### 作業目的: 熟練以Torchtext進行文本資料讀取

本次作業主要會使用[polarity](http://www.cs.cornell.edu/people/pabo/movie-review-data/)的電影評論來進行使用torchtext資料讀取，學員可以在附件的polarity.tsv看到所使用的資料。

Hint: 這次作業同學可以嘗試使用[torchtext.data.TabularDataset](https://torchtext.readthedocs.io/en/latest/data.html#tabulardataset)，可以更簡易讀取資料

### 載入套件

In [1]:
import torch
import pandas as pd
import numpy as np
import torchtext
import nltk
import spacy
from torchtext import data, datasets
print(torchtext.__version__)

0.13.1


In [3]:
# 探索資料
# 可以發現資料為文本與類別，而類別即為正評與負評
input_data = pd.read_csv('./polarity.tsv', delimiter='\t', header=None, names=['text', 'label'])
input_data.head()

Unnamed: 0,text,label
0,films adapted from comic books have had plenty...,1
1,every now and then a movie comes along from a ...,1
2,you've got mail works alot better than it dese...,1
3,jaws is a rare film that grabs your attentio...,1
4,moviemaking is a lot like being the general ma...,1


### 建立Pipeline生成資料

In [7]:
# 建立Dataset
class Generator_data(object):
    def __init__(self, input_data):
        self.text = input_data['text']
        self.label = input_data['label']
        
    def token(self, x):
        return nltk.word_tokenize(x)
    
    def __iter__(self):
        for i in zip(self.text, self.label):
            yield (i[1], i[0])
            
    def __len__(self):
        return len(self.label)
    
    def __getitem__(self, idx):
        return self.label[idx], self.text[idx]

In [8]:
from torchtext.data.utils import get_tokenizer
from torchtext.vocab import build_vocab_from_iterator

tokenizer = get_tokenizer('basic_english')

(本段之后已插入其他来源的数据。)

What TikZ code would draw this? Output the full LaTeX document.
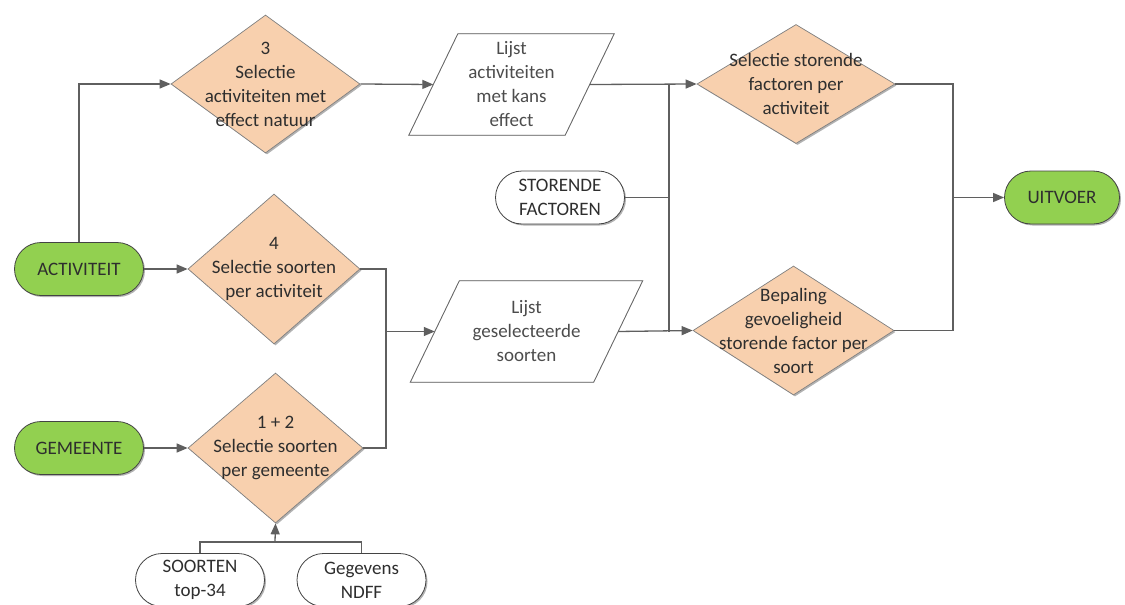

dataset = Generator_data(input_data)
train_iter = dataset

def yield_tokens(data_iter):
    for _, text in data_iter:
        yield tokenizer(text)
vocab = build_vocab_from_iterator(yield_tokens(train_iter), specials=["<unk>"])
vocab.set_default_index(vocab["<unk>"])

In [9]:
text_pipeline = lambda x: vocab(tokenizer(x))
label_pipeline = lambda x: int(x) -1

In [10]:
def collate_batch(batch):
    label_list, text_list, offsets = [], [], [0]
    for (_label, _text) in batch:
        label_list.append(torch.tensor(label_pipeline(_label)))
        process_text = torch.tensor(text_pipeline(_text), dtype = torch.int64)
        text_list.append(process_text)
        offsets.append(process_text.size(0))
        
    label_list = torch.tensor( label_list, dtype=torch.int64)
    offsets = torch.tensor(offsets[:-1]).cumsum(dim=0)
    len_pad = int(offsets.max())
    text_pad = []
    for i in range(len(text_list)):
        t = torch.nn.functional.pad(text_list[i], (0,len_pad - text_list[i].shape[0]), 'constant', 0)
        t = torch.unsqueeze(t, 0)
        text_pad.append(t)
    text_pad = torch.cat(text_pad)
    return label_list, text_pad, offsets

In [11]:
from torch.utils.data import DataLoader
dataloader = DataLoader(train_iter, batch_size=3, shuffle=True, collate_fn=collate_batch)
for i in dataloader:
    print(i[0])
    print(i[1])
    break

tensor([ 0, -1,  0])
tensor([[  13,    8,   11,  ...,    0,    0,    0],
        [ 214, 1927,  192,  ...,    0,    0,    0],
        [ 323,  954,    3,  ...,    0,    0,    0]])